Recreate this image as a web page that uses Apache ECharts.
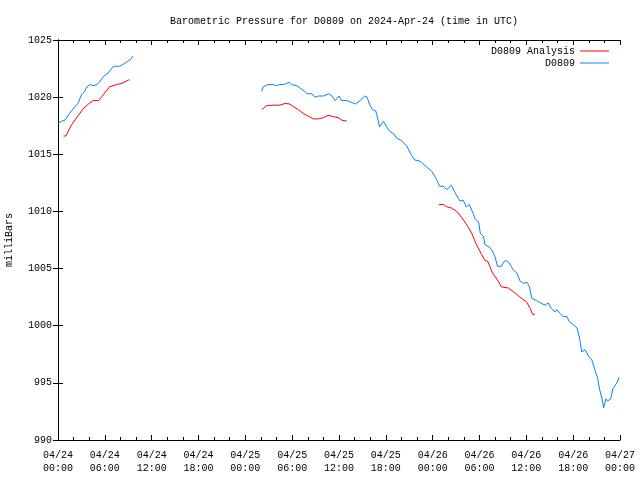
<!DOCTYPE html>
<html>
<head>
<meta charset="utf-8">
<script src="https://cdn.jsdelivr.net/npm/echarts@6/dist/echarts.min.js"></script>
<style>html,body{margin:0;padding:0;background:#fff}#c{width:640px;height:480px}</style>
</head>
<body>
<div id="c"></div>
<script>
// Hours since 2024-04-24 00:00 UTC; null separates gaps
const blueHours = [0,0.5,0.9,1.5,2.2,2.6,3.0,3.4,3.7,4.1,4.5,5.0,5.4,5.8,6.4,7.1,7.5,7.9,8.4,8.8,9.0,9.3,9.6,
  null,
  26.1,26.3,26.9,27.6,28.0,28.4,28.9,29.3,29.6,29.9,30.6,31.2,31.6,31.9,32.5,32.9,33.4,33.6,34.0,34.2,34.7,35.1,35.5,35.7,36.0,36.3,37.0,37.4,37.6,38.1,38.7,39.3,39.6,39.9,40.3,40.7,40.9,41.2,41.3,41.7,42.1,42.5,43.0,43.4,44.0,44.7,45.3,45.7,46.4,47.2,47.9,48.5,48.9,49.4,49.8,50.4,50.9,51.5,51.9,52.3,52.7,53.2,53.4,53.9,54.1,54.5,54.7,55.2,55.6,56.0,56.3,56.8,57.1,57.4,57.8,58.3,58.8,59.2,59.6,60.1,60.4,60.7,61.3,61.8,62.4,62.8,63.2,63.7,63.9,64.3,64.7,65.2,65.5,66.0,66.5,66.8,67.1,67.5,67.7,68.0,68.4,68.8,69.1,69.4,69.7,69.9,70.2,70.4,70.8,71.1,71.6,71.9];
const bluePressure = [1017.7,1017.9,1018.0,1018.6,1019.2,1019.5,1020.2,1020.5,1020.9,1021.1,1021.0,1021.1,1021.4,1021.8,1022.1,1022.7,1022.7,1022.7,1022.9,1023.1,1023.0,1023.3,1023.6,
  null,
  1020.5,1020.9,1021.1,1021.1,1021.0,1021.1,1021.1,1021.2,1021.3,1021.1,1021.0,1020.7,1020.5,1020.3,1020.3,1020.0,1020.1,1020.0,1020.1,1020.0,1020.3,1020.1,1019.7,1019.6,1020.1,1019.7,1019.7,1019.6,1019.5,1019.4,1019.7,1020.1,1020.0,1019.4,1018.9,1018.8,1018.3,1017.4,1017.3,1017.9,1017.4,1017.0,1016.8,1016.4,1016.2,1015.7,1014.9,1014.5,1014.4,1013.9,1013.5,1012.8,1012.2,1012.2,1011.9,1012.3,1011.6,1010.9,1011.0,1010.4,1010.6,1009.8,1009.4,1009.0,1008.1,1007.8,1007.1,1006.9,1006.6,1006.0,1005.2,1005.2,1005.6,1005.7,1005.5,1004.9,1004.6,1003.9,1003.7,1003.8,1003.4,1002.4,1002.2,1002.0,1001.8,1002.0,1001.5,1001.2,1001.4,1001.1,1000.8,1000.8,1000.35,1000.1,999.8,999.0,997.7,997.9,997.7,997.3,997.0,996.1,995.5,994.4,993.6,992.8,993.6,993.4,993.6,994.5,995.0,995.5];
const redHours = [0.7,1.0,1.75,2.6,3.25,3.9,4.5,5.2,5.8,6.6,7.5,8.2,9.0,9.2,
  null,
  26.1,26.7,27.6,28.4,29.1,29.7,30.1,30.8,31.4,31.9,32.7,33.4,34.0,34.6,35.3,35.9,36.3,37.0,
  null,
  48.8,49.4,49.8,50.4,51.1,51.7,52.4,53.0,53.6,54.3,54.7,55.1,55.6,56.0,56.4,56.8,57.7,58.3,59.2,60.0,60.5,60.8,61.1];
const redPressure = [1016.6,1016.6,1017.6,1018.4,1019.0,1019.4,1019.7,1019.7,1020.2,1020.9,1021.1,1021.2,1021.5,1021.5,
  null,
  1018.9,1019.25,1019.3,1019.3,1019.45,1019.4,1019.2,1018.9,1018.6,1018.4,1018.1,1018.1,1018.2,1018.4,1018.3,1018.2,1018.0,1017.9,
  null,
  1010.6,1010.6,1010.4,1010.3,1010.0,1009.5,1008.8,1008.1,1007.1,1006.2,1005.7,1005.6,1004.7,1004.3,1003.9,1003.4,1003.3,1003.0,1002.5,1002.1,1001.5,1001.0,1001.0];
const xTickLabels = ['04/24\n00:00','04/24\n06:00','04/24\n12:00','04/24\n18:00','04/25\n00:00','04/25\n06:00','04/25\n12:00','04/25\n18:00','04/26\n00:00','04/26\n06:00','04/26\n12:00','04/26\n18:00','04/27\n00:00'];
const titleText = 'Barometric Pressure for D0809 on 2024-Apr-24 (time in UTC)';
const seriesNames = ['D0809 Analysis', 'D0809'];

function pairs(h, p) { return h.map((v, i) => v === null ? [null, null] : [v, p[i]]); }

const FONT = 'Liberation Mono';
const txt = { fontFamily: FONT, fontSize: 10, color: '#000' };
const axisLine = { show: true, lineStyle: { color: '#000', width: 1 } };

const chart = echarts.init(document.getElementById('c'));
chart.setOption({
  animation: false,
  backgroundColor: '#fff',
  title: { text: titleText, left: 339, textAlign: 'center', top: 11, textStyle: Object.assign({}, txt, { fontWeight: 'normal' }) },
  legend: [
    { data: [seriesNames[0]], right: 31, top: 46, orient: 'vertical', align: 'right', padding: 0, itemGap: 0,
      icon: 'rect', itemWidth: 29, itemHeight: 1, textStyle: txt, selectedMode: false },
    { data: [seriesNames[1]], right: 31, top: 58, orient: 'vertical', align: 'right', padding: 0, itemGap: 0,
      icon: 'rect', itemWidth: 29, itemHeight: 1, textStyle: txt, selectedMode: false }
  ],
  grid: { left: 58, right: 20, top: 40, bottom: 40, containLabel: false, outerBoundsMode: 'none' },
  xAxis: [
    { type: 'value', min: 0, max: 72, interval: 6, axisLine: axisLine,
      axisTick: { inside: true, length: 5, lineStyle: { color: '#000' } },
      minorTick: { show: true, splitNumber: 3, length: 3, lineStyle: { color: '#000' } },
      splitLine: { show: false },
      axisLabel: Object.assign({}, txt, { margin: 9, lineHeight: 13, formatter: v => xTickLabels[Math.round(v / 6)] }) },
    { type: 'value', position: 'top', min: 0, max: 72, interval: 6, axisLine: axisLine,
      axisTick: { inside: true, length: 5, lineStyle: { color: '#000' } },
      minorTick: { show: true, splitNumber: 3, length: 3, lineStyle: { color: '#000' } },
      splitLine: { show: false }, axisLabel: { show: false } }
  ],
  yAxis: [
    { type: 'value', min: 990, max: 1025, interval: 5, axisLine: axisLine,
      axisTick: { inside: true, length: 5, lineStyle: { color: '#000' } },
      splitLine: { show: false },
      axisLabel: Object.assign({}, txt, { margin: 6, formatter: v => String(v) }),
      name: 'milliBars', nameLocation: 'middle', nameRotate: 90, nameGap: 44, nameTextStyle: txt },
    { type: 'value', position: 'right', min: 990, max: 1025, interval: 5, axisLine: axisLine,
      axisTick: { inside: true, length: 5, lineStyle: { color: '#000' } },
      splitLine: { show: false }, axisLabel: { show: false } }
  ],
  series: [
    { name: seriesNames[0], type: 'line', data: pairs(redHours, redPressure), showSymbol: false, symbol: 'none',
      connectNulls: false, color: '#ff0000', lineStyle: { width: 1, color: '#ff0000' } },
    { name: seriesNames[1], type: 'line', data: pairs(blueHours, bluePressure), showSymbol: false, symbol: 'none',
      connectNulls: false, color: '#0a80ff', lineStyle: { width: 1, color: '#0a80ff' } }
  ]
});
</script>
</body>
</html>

REQUIRED WORK
Reproduce the material word for word. Any pictures should be left out of the copy.

REPLY TO THE EXERCISE
Recreate this image as a web page that uses Apache ECharts.
<!DOCTYPE html>
<html>
<head>
<meta charset="utf-8">
<script src="https://cdn.jsdelivr.net/npm/echarts@6/dist/echarts.min.js"></script>
<style>html,body{margin:0;padding:0;background:#fff}#c{width:640px;height:480px}</style>
</head>
<body>
<div id="c"></div>
<script>
// Hours since 2024-04-24 00:00 UTC; null separates gaps
const blueHours = [0,0.5,0.9,1.5,2.2,2.6,3.0,3.4,3.7,4.1,4.5,5.0,5.4,5.8,6.4,7.1,7.5,7.9,8.4,8.8,9.0,9.3,9.6,
  null,
  26.1,26.3,26.9,27.6,28.0,28.4,28.9,29.3,29.6,29.9,30.6,31.2,31.6,31.9,32.5,32.9,33.4,33.6,34.0,34.2,34.7,35.1,35.5,35.7,36.0,36.3,37.0,37.4,37.6,38.1,38.7,39.3,39.6,39.9,40.3,40.7,40.9,41.2,41.3,41.7,42.1,42.5,43.0,43.4,44.0,44.7,45.3,45.7,46.4,47.2,47.9,48.5,48.9,49.4,49.8,50.4,50.9,51.5,51.9,52.3,52.7,53.2,53.4,53.9,54.1,54.5,54.7,55.2,55.6,56.0,56.3,56.8,57.1,57.4,57.8,58.3,58.8,59.2,59.6,60.1,60.4,60.7,61.3,61.8,62.4,62.8,63.2,63.7,63.9,64.3,64.7,65.2,65.5,66.0,66.5,66.8,67.1,67.5,67.7,68.0,68.4,68.8,69.1,69.4,69.7,69.9,70.2,70.4,70.8,71.1,71.6,71.9];
const bluePressure = [1017.7,1017.9,1018.0,1018.6,1019.2,1019.5,1020.2,1020.5,1020.9,1021.1,1021.0,1021.1,1021.4,1021.8,1022.1,1022.7,1022.7,1022.7,1022.9,1023.1,1023.0,1023.3,1023.6,
  null,
  1020.5,1020.9,1021.1,1021.1,1021.0,1021.1,1021.1,1021.2,1021.3,1021.1,1021.0,1020.7,1020.5,1020.3,1020.3,1020.0,1020.1,1020.0,1020.1,1020.0,1020.3,1020.1,1019.7,1019.6,1020.1,1019.7,1019.7,1019.6,1019.5,1019.4,1019.7,1020.1,1020.0,1019.4,1018.9,1018.8,1018.3,1017.4,1017.3,1017.9,1017.4,1017.0,1016.8,1016.4,1016.2,1015.7,1014.9,1014.5,1014.4,1013.9,1013.5,1012.8,1012.2,1012.2,1011.9,1012.3,1011.6,1010.9,1011.0,1010.4,1010.6,1009.8,1009.4,1009.0,1008.1,1007.8,1007.1,1006.9,1006.6,1006.0,1005.2,1005.2,1005.6,1005.7,1005.5,1004.9,1004.6,1003.9,1003.7,1003.8,1003.4,1002.4,1002.2,1002.0,1001.8,1002.0,1001.5,1001.2,1001.4,1001.1,1000.8,1000.8,1000.35,1000.1,999.8,999.0,997.7,997.9,997.7,997.3,997.0,996.1,995.5,994.4,993.6,992.8,993.6,993.4,993.6,994.5,995.0,995.5];
const redHours = [0.7,1.0,1.75,2.6,3.25,3.9,4.5,5.2,5.8,6.6,7.5,8.2,9.0,9.2,
  null,
  26.1,26.7,27.6,28.4,29.1,29.7,30.1,30.8,31.4,31.9,32.7,33.4,34.0,34.6,35.3,35.9,36.3,37.0,
  null,
  48.8,49.4,49.8,50.4,51.1,51.7,52.4,53.0,53.6,54.3,54.7,55.1,55.6,56.0,56.4,56.8,57.7,58.3,59.2,60.0,60.5,60.8,61.1];
const redPressure = [1016.6,1016.6,1017.6,1018.4,1019.0,1019.4,1019.7,1019.7,1020.2,1020.9,1021.1,1021.2,1021.5,1021.5,
  null,
  1018.9,1019.25,1019.3,1019.3,1019.45,1019.4,1019.2,1018.9,1018.6,1018.4,1018.1,1018.1,1018.2,1018.4,1018.3,1018.2,1018.0,1017.9,
  null,
  1010.6,1010.6,1010.4,1010.3,1010.0,1009.5,1008.8,1008.1,1007.1,1006.2,1005.7,1005.6,1004.7,1004.3,1003.9,1003.4,1003.3,1003.0,1002.5,1002.1,1001.5,1001.0,1001.0];
const xTickLabels = ['04/24\n00:00','04/24\n06:00','04/24\n12:00','04/24\n18:00','04/25\n00:00','04/25\n06:00','04/25\n12:00','04/25\n18:00','04/26\n00:00','04/26\n06:00','04/26\n12:00','04/26\n18:00','04/27\n00:00'];
const titleText = 'Barometric Pressure for D0809 on 2024-Apr-24 (time in UTC)';
const seriesNames = ['D0809 Analysis', 'D0809'];

function pairs(h, p) { return h.map((v, i) => v === null ? [null, null] : [v, p[i]]); }

const FONT = 'Liberation Mono';
const txt = { fontFamily: FONT, fontSize: 10, color: '#000' };
const axisLine = { show: true, lineStyle: { color: '#000', width: 1 } };

const chart = echarts.init(document.getElementById('c'));
chart.setOption({
  animation: false,
  backgroundColor: '#fff',
  title: { text: titleText, left: 339, textAlign: 'center', top: 11, textStyle: Object.assign({}, txt, { fontWeight: 'normal' }) },
  legend: [
    { data: [seriesNames[0]], right: 31, top: 46, orient: 'vertical', align: 'right', padding: 0, itemGap: 0,
      icon: 'rect', itemWidth: 29, itemHeight: 1, textStyle: txt, selectedMode: false },
    { data: [seriesNames[1]], right: 31, top: 58, orient: 'vertical', align: 'right', padding: 0, itemGap: 0,
      icon: 'rect', itemWidth: 29, itemHeight: 1, textStyle: txt, selectedMode: false }
  ],
  grid: { left: 58, right: 20, top: 40, bottom: 40, containLabel: false, outerBoundsMode: 'none' },
  xAxis: [
    { type: 'value', min: 0, max: 72, interval: 6, axisLine: axisLine,
      axisTick: { inside: true, length: 5, lineStyle: { color: '#000' } },
      minorTick: { show: true, splitNumber: 3, length: 3, lineStyle: { color: '#000' } },
      splitLine: { show: false },
      axisLabel: Object.assign({}, txt, { margin: 9, lineHeight: 13, formatter: v => xTickLabels[Math.round(v / 6)] }) },
    { type: 'value', position: 'top', min: 0, max: 72, interval: 6, axisLine: axisLine,
      axisTick: { inside: true, length: 5, lineStyle: { color: '#000' } },
      minorTick: { show: true, splitNumber: 3, length: 3, lineStyle: { color: '#000' } },
      splitLine: { show: false }, axisLabel: { show: false } }
  ],
  yAxis: [
    { type: 'value', min: 990, max: 1025, interval: 5, axisLine: axisLine,
      axisTick: { inside: true, length: 5, lineStyle: { color: '#000' } },
      splitLine: { show: false },
      axisLabel: Object.assign({}, txt, { margin: 6, formatter: v => String(v) }),
      name: 'milliBars', nameLocation: 'middle', nameRotate: 90, nameGap: 44, nameTextStyle: txt },
    { type: 'value', position: 'right', min: 990, max: 1025, interval: 5, axisLine: axisLine,
      axisTick: { inside: true, length: 5, lineStyle: { color: '#000' } },
      splitLine: { show: false }, axisLabel: { show: false } }
  ],
  series: [
    { name: seriesNames[0], type: 'line', data: pairs(redHours, redPressure), showSymbol: false, symbol: 'none',
      connectNulls: false, color: '#ff0000', lineStyle: { width: 1, color: '#ff0000' } },
    { name: seriesNames[1], type: 'line', data: pairs(blueHours, bluePressure), showSymbol: false, symbol: 'none',
      connectNulls: false, color: '#0a80ff', lineStyle: { width: 1, color: '#0a80ff' } }
  ]
});
</script>
</body>
</html>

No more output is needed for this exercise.